>> Start DATASET EXTRACT
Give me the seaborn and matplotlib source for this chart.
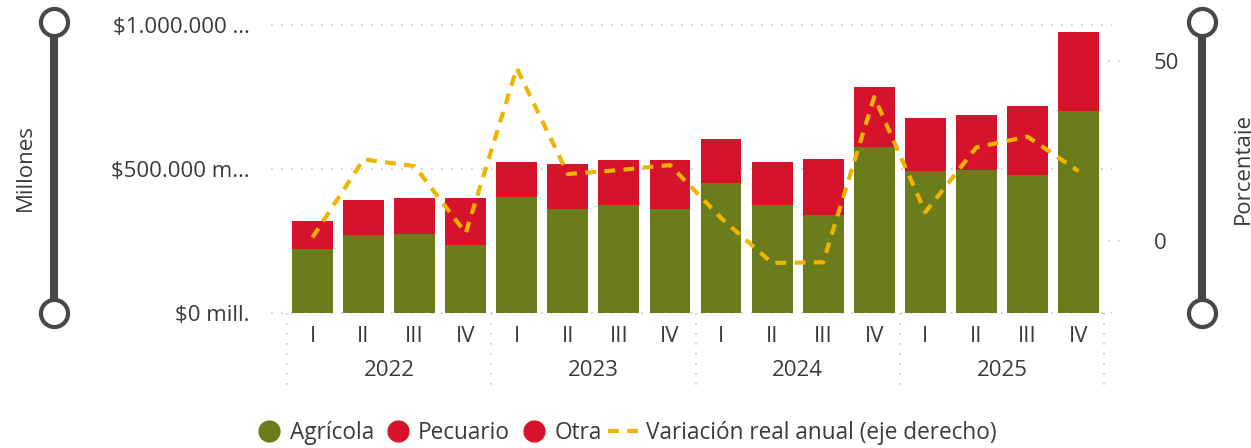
import matplotlib
matplotlib.use("Agg")
import matplotlib.pyplot as plt
import numpy as np
import pandas as pd
import seaborn as sns
from matplotlib.lines import Line2D

# values (millones de pesos, % variación)
years = ["2022", "2023", "2024", "2025"]
quarters = ["I", "II", "III", "IV"]
agricola = [222, 271, 274, 236, 403, 361, 375, 361, 451, 375, 340, 576, 493, 497, 479, 701]
pecuario = [90, 114, 118, 156, 114, 148, 148, 162, 146, 141, 187, 201, 176, 182, 232, 266]
otra = [7, 7, 7, 7, 7, 8, 8, 8, 7, 8, 8, 8, 8, 8, 8, 9]
variacion = [1, 22.7, 20.8, 2.2, 48, 18.6, 19.7, 21.1, 6.4, -6.1, -5.9, 40, 8, 26, 29, 19.4]

GREEN = "#6A7C1B"
RED = "#D7122B"
YELLOW = "#F0B400"
TEXT = "#3B3B3B"
DECOR = "#474747"
GRID = "#C8C8C8"

labels = [f"{y}-{q}" for y in years for q in quarters]
df = pd.DataFrame({
    "periodo": labels,
    "agricola": np.array(agricola) * 1000,
    "pecuario": np.array(pecuario) * 1000,
    "otra": np.array(otra) * 1000,
    "variacion": variacion,
})
df["stack2"] = df["agricola"] + df["pecuario"]
df["stack3"] = df["stack2"] + df["otra"]

sns.set_style("white")
plt.rcParams["font.family"] = ["Open Sans", "DejaVu Sans"]
FS = 16

W, H = 1251, 448
fig = plt.figure(figsize=(W / 100, H / 100), dpi=100)
ax = fig.add_axes([287 / W, (H - 313) / H, 817 / W, 288 / H])

# stacked bars as overlapping layers (top layer first)
for col, c in [("stack3", RED), ("stack2", RED), ("agricola", GREEN)]:
    sns.barplot(data=df, x="periodo", y=col, color=c, order=labels, width=0.8,
                saturation=1, linewidth=0, edgecolor="none", ax=ax)

ax.set_xlim(-0.5, 15.5)
ax.set_ylim(0, 1_000_000)
ax.set_yticks([0, 500_000, 1_000_000])
ax.set_yticklabels(["$0 mill.", "$500.000 m…", "$1.000.000 …"])
ax.set_xticks(range(16))
ax.set_xticklabels(quarters * 4)
ax.set_xlabel("")
ax.set_ylabel("")
ax.tick_params(axis="y", length=0, pad=27, labelsize=FS, labelcolor=TEXT)
ax.tick_params(axis="x", length=0, pad=9, labelsize=FS, labelcolor=TEXT)
for s in ax.spines.values():
    s.set_visible(False)

# dotted gridlines, slightly wider than the plot area
for yv in [0, 500_000, 1_000_000]:
    ax.plot([-0.02, 1.01], [yv, yv], transform=ax.get_yaxis_transform(),
            color=GRID, lw=1.2, ls=(0, (1, 5)), clip_on=False, zorder=0)

# year separators and year labels
for xv in [-0.5, 3.5, 7.5, 11.5, 15.5]:
    ax.plot([xv, xv], [0, -0.27], transform=ax.get_xaxis_transform(),
            color=GRID, lw=1.2, ls=(0, (1, 5)), clip_on=False)
for i, y in enumerate(years):
    ax.text(i * 4 + 1.5, -0.198, y, transform=ax.get_xaxis_transform(),
            ha="center", va="center", fontsize=FS, color=TEXT)

ax2 = ax.twinx()
sns.lineplot(x=np.arange(16), y=df["variacion"], color=YELLOW, lw=3.0,
             dashes=False, ax=ax2)
ax2.lines[0].set_linestyle((0, (2.6, 2.0)))
ax2.lines[0].set_dash_capstyle("butt")
ax2.set_ylim(-20, 60)
ax2.set_yticks([0, 50])
ax2.set_ylabel("")
ax2.tick_params(axis="y", length=0, pad=36, labelsize=FS, labelcolor=TEXT)
for s in ax2.spines.values():
    s.set_visible(False)
for yv in [0, 50]:
    ax2.plot([1.005, 1.02], [yv, yv], transform=ax2.get_yaxis_transform(),
             color=GRID, lw=1.2, ls=(0, (1, 5)), clip_on=False)

# axis title decorations
for xc in [54, 1202]:
    fig.add_artist(Line2D([xc / W, xc / W], [1 - 22 / H, 1 - 313 / H],
                          transform=fig.transFigure, color=DECOR, lw=5.8,
                          solid_capstyle="butt"))
    fig.add_artist(Line2D([xc / W, xc / W], [1 - 22 / H, 1 - 313 / H],
                          transform=fig.transFigure, ls="none", marker="o",
                          ms=19.5, mew=3, mec=DECOR, mfc="white"))
fig.text(25 / W, 1 - 168 / H, "Millones", rotation=90, ha="center", va="center",
         fontsize=FS, color=TEXT)
fig.text(1243 / W, 1 - 168 / H, "Porcentaje", rotation=90, ha="center", va="center",
         fontsize=FS, color=TEXT)

handles = [
    Line2D([], [], ls="none", marker="o", ms=15, color=GREEN, label="Agrícola"),
    Line2D([], [], ls="none", marker="o", ms=15, color=RED, label="Pecuario"),
    Line2D([], [], ls="none", marker="o", ms=15, color=RED, label="Otra"),
    Line2D([], [], color=YELLOW, lw=3.0, ls=(0, (2.6, 2.0)), dash_capstyle="butt",
           label="Variación real anual (eje derecho)"),
]
leg = fig.legend(handles=handles, loc="center", bbox_to_anchor=(0.499, 1 - 433 / H),
                 ncol=4, frameon=False, fontsize=16.3, handlelength=1.5,
                 handletextpad=0.15, columnspacing=0.3, borderaxespad=0)
for t in leg.get_texts():
    t.set_color(TEXT)

fig.savefig("out.png", dpi=100)
plt.close(fig)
>> End DATASET EXTRACT
TASK DETAILS. Return the listing above unchanged, apart from dropping its pictures.

FINAL ANSWER.
Give me the seaborn and matplotlib source for this chart.
import matplotlib
matplotlib.use("Agg")
import matplotlib.pyplot as plt
import numpy as np
import pandas as pd
import seaborn as sns
from matplotlib.lines import Line2D

# values (millones de pesos, % variación)
years = ["2022", "2023", "2024", "2025"]
quarters = ["I", "II", "III", "IV"]
agricola = [222, 271, 274, 236, 403, 361, 375, 361, 451, 375, 340, 576, 493, 497, 479, 701]
pecuario = [90, 114, 118, 156, 114, 148, 148, 162, 146, 141, 187, 201, 176, 182, 232, 266]
otra = [7, 7, 7, 7, 7, 8, 8, 8, 7, 8, 8, 8, 8, 8, 8, 9]
variacion = [1, 22.7, 20.8, 2.2, 48, 18.6, 19.7, 21.1, 6.4, -6.1, -5.9, 40, 8, 26, 29, 19.4]

GREEN = "#6A7C1B"
RED = "#D7122B"
YELLOW = "#F0B400"
TEXT = "#3B3B3B"
DECOR = "#474747"
GRID = "#C8C8C8"

labels = [f"{y}-{q}" for y in years for q in quarters]
df = pd.DataFrame({
    "periodo": labels,
    "agricola": np.array(agricola) * 1000,
    "pecuario": np.array(pecuario) * 1000,
    "otra": np.array(otra) * 1000,
    "variacion": variacion,
})
df["stack2"] = df["agricola"] + df["pecuario"]
df["stack3"] = df["stack2"] + df["otra"]

sns.set_style("white")
plt.rcParams["font.family"] = ["Open Sans", "DejaVu Sans"]
FS = 16

W, H = 1251, 448
fig = plt.figure(figsize=(W / 100, H / 100), dpi=100)
ax = fig.add_axes([287 / W, (H - 313) / H, 817 / W, 288 / H])

# stacked bars as overlapping layers (top layer first)
for col, c in [("stack3", RED), ("stack2", RED), ("agricola", GREEN)]:
    sns.barplot(data=df, x="periodo", y=col, color=c, order=labels, width=0.8,
                saturation=1, linewidth=0, edgecolor="none", ax=ax)

ax.set_xlim(-0.5, 15.5)
ax.set_ylim(0, 1_000_000)
ax.set_yticks([0, 500_000, 1_000_000])
ax.set_yticklabels(["$0 mill.", "$500.000 m…", "$1.000.000 …"])
ax.set_xticks(range(16))
ax.set_xticklabels(quarters * 4)
ax.set_xlabel("")
ax.set_ylabel("")
ax.tick_params(axis="y", length=0, pad=27, labelsize=FS, labelcolor=TEXT)
ax.tick_params(axis="x", length=0, pad=9, labelsize=FS, labelcolor=TEXT)
for s in ax.spines.values():
    s.set_visible(False)

# dotted gridlines, slightly wider than the plot area
for yv in [0, 500_000, 1_000_000]:
    ax.plot([-0.02, 1.01], [yv, yv], transform=ax.get_yaxis_transform(),
            color=GRID, lw=1.2, ls=(0, (1, 5)), clip_on=False, zorder=0)

# year separators and year labels
for xv in [-0.5, 3.5, 7.5, 11.5, 15.5]:
    ax.plot([xv, xv], [0, -0.27], transform=ax.get_xaxis_transform(),
            color=GRID, lw=1.2, ls=(0, (1, 5)), clip_on=False)
for i, y in enumerate(years):
    ax.text(i * 4 + 1.5, -0.198, y, transform=ax.get_xaxis_transform(),
            ha="center", va="center", fontsize=FS, color=TEXT)

ax2 = ax.twinx()
sns.lineplot(x=np.arange(16), y=df["variacion"], color=YELLOW, lw=3.0,
             dashes=False, ax=ax2)
ax2.lines[0].set_linestyle((0, (2.6, 2.0)))
ax2.lines[0].set_dash_capstyle("butt")
ax2.set_ylim(-20, 60)
ax2.set_yticks([0, 50])
ax2.set_ylabel("")
ax2.tick_params(axis="y", length=0, pad=36, labelsize=FS, labelcolor=TEXT)
for s in ax2.spines.values():
    s.set_visible(False)
for yv in [0, 50]:
    ax2.plot([1.005, 1.02], [yv, yv], transform=ax2.get_yaxis_transform(),
             color=GRID, lw=1.2, ls=(0, (1, 5)), clip_on=False)

# axis title decorations
for xc in [54, 1202]:
    fig.add_artist(Line2D([xc / W, xc / W], [1 - 22 / H, 1 - 313 / H],
                          transform=fig.transFigure, color=DECOR, lw=5.8,
                          solid_capstyle="butt"))
    fig.add_artist(Line2D([xc / W, xc / W], [1 - 22 / H, 1 - 313 / H],
                          transform=fig.transFigure, ls="none", marker="o",
                          ms=19.5, mew=3, mec=DECOR, mfc="white"))
fig.text(25 / W, 1 - 168 / H, "Millones", rotation=90, ha="center", va="center",
         fontsize=FS, color=TEXT)
fig.text(1243 / W, 1 - 168 / H, "Porcentaje", rotation=90, ha="center", va="center",
         fontsize=FS, color=TEXT)

handles = [
    Line2D([], [], ls="none", marker="o", ms=15, color=GREEN, label="Agrícola"),
    Line2D([], [], ls="none", marker="o", ms=15, color=RED, label="Pecuario"),
    Line2D([], [], ls="none", marker="o", ms=15, color=RED, label="Otra"),
    Line2D([], [], color=YELLOW, lw=3.0, ls=(0, (2.6, 2.0)), dash_capstyle="butt",
           label="Variación real anual (eje derecho)"),
]
leg = fig.legend(handles=handles, loc="center", bbox_to_anchor=(0.499, 1 - 433 / H),
                 ncol=4, frameon=False, fontsize=16.3, handlelength=1.5,
                 handletextpad=0.15, columnspacing=0.3, borderaxespad=0)
for t in leg.get_texts():
    t.set_color(TEXT)

fig.savefig("out.png", dpi=100)
plt.close(fig)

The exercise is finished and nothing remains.